**SHORT PROBLEM**
Write the lines out again, from the top of the material to the line containing "(0,0) rectangle (1087,1396);", pictures excluded.

-- START DATASET EXCERPT --

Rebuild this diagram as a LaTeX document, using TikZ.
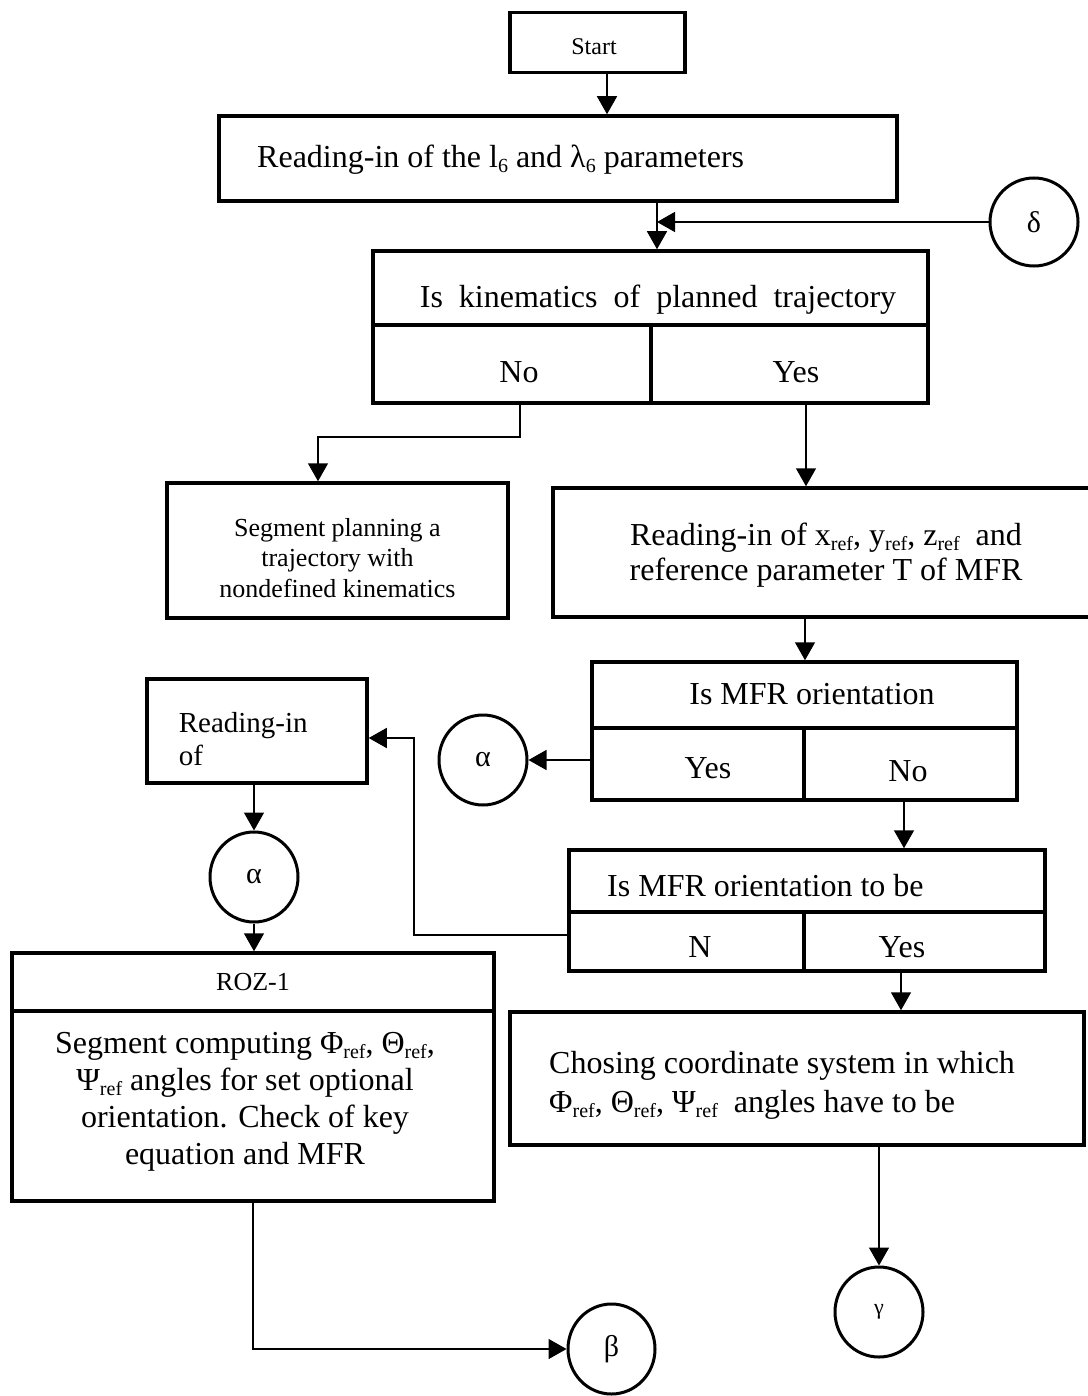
\documentclass[tikz,border=0pt]{standalone}
\usepackage{fontspec}
\setmainfont{Liberation Serif}
\usetikzlibrary{arrows.meta,shapes.geometric}
\newcommand{\sub}[1]{\raisebox{-0.16em}{\fontsize{20}{20}\selectfont #1}}
\newcommand{\rf}{\sub{ref}}
\begin{document}
\begin{tikzpicture}[x=1pt,y=-1pt,
  box/.style={draw, line width=3.5pt, rectangle, inner sep=0pt},
  divider/.style={line width=3.5pt},
  circ/.style={draw, line width=3pt, ellipse, inner sep=0pt, minimum width=88pt, minimum height=90pt, font=\fontsize{30}{34}\selectfont},
  conn/.style={line width=1.5pt},
  arr/.style={conn, -{Triangle[length=18pt,width=20pt]}},
  txt/.style={inner sep=0pt, font=\fontsize{32}{37}\selectfont}]
\useasboundingbox (0,0) rectangle (1087,1396);

% column / row helper coordinates
\coordinate (x607) at (607,0);
\coordinate (x657) at (657,0);
\coordinate (x520) at (520,0);
\coordinate (x318) at (318,0);
\coordinate (x806) at (806,0);
\coordinate (x805) at (805,0);
\coordinate (x904) at (904,0);
\coordinate (x901) at (901,0);
\coordinate (y738) at (0,738);
\coordinate (jNo) at (520,437);
\coordinate (jN) at (414,935);

% Start
\node[box, minimum width=175pt, minimum height=60pt] (start) at (597.5,42.5) {};
\node[txt, font=\fontsize{24}{28}\selectfont] (tstart) at (594,47) {Start};

% Reading-in 1
\node[box, minimum width=678pt, minimum height=85pt] (read1) at (558,158.5) {};
\node[txt, anchor=west] (tread1) at (257,160) {Reading-in of the l\sub{6} and λ\sub{6} parameters};

% delta
\node[circ, minimum height=88pt] (delta) at (1034,222) {δ};

% Is kinematics
\node[box, minimum width=555pt, minimum height=152pt] (kin) at (650.5,327) {};
\draw[divider] (373,325) -- (928,325);
\draw[divider] (651,325) -- (651,403);
\node[txt] (tkin) at (658,300) {Is\ \ kinematics\ \ of\ \ planned\ \ trajectory};
\node[txt] (tkno) at (519,372) {No};
\node[txt] (tkyes) at (796,372) {Yes};

% Segment planning
\node[box, minimum width=341pt, minimum height=135pt] (seg) at (337.5,550.5) {};
\node[txt, align=center, font=\fontsize{26}{30.5}\selectfont] (tseg) at (337.5,558) {Segment planning a\\trajectory with\\nondefined kinematics};

% Reading-in 2
\node[box, minimum width=560pt, minimum height=129pt] (read2) at (833,552.5) {};
\node[txt, align=center, font=\fontsize{32}{35}\selectfont] (tread2) at (826,555) {Reading-in of x\rf, y\rf, z\rf\ \ and\\reference parameter T of MFR};

% Is MFR orientation
\node[box, minimum width=425pt, minimum height=138pt] (mfr) at (804.5,731) {};
\draw[divider] (592,728) -- (1017,728);
\draw[divider] (804,728) -- (804,800);
\node[txt] (tmfr) at (812,694) {Is MFR orientation};
\node[txt] (tmfryes) at (708,768) {Yes};
\node[txt] (tmfrno) at (908,771) {No};

% alpha 1
\node[circ] (alpha1) at (483,760) {α};

% Is MFR orientation to be
\node[box, minimum width=476pt, minimum height=121pt] (mfr2) at (807,910.5) {};
\draw[divider] (569,912) -- (1045,912);
\draw[divider] (804,912) -- (804,971);
\node[txt, anchor=west] (tmfr2) at (607,886) {Is MFR orientation to be};
\node[txt] (tmfr2n) at (700,947) {N};
\node[txt] (tmfr2yes) at (902,947) {Yes};

% Reading-in of (left)
\node[box, minimum width=220pt, minimum height=104pt] (read3) at (257,731) {};
\node[txt, anchor=west, align=left, font=\fontsize{29}{33}\selectfont] (tread3) at (178.6,739) {Reading-in\\of};

% alpha 2
\node[circ] (alpha2) at (254,877) {α};

% ROZ-1
\node[box, minimum width=482pt, minimum height=248pt] (roz) at (253,1077) {};
\draw[divider] (12,1011) -- (494,1011);
\node[txt, font=\fontsize{26}{30}\selectfont] (troztitle) at (253,982) {ROZ-1};
\node[txt, align=center, font=\fontsize{32}{37}\selectfont] (troz) at (245,1102) {Segment computing Φ\rf, Θ\rf,\\Ψ\rf{} angles for set optional\\orientation. Check of key\\equation and MFR};

% Chosing
\node[box, minimum width=574pt, minimum height=133pt] (chos) at (797,1078.5) {};
\node[txt, anchor=west, align=left, font=\fontsize{32}{39}\selectfont] (tchos) at (549,1085) {Chosing coordinate system in which\\Φ\rf, Θ\rf, Ψ\rf\ \ angles have to be};

% beta, gamma
\node[circ, minimum width=87pt] (beta) at (611.5,1349) {β};
\node[circ, font=\fontsize{22}{26}\selectfont] (gamma) at (879,1312) {γ};

% connectors
\draw[arr] (start.south -| x607) -- (read1.north -| x607);
\draw[arr] (read1.south -| x657) -- (kin.north -| x657);
\draw[arr] (delta.west) -- (delta.west -| x657);
\draw[arr] (kin.south -| x520) -- (jNo) -| (seg.north -| x318);
\draw[arr] (kin.south -| x806) -- (read2.north -| x806);
\draw[arr] (read2.south -| x805) -- (mfr.north -| x805);
\draw[arr] (mfr.west |- alpha1) -- (alpha1.east);
\draw[arr] (mfr.south -| x904) -- (mfr2.north -| x904);
\draw[arr] (mfr2.west |- jN) -- (jN) |- (read3.east |- y738);
\draw[arr] (read3.south -| alpha2) -- (alpha2.north);
\draw[arr] (alpha2.south) -- (roz.north -| alpha2);
\draw[arr] (roz.south) |- (beta.west);
\draw[arr] (mfr2.south -| x901) -- (chos.north -| x901);
\draw[arr] (chos.south -| gamma) -- (gamma.north);
\end{tikzpicture}
\end{document}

-- END DATASET EXCERPT --

**TASK OUTPUT**
Rebuild this diagram as a LaTeX document, using TikZ.
\documentclass[tikz,border=0pt]{standalone}
\usepackage{fontspec}
\setmainfont{Liberation Serif}
\usetikzlibrary{arrows.meta,shapes.geometric}
\newcommand{\sub}[1]{\raisebox{-0.16em}{\fontsize{20}{20}\selectfont #1}}
\newcommand{\rf}{\sub{ref}}
\begin{document}
\begin{tikzpicture}[x=1pt,y=-1pt,
  box/.style={draw, line width=3.5pt, rectangle, inner sep=0pt},
  divider/.style={line width=3.5pt},
  circ/.style={draw, line width=3pt, ellipse, inner sep=0pt, minimum width=88pt, minimum height=90pt, font=\fontsize{30}{34}\selectfont},
  conn/.style={line width=1.5pt},
  arr/.style={conn, -{Triangle[length=18pt,width=20pt]}},
  txt/.style={inner sep=0pt, font=\fontsize{32}{37}\selectfont}]
\useasboundingbox (0,0) rectangle (1087,1396);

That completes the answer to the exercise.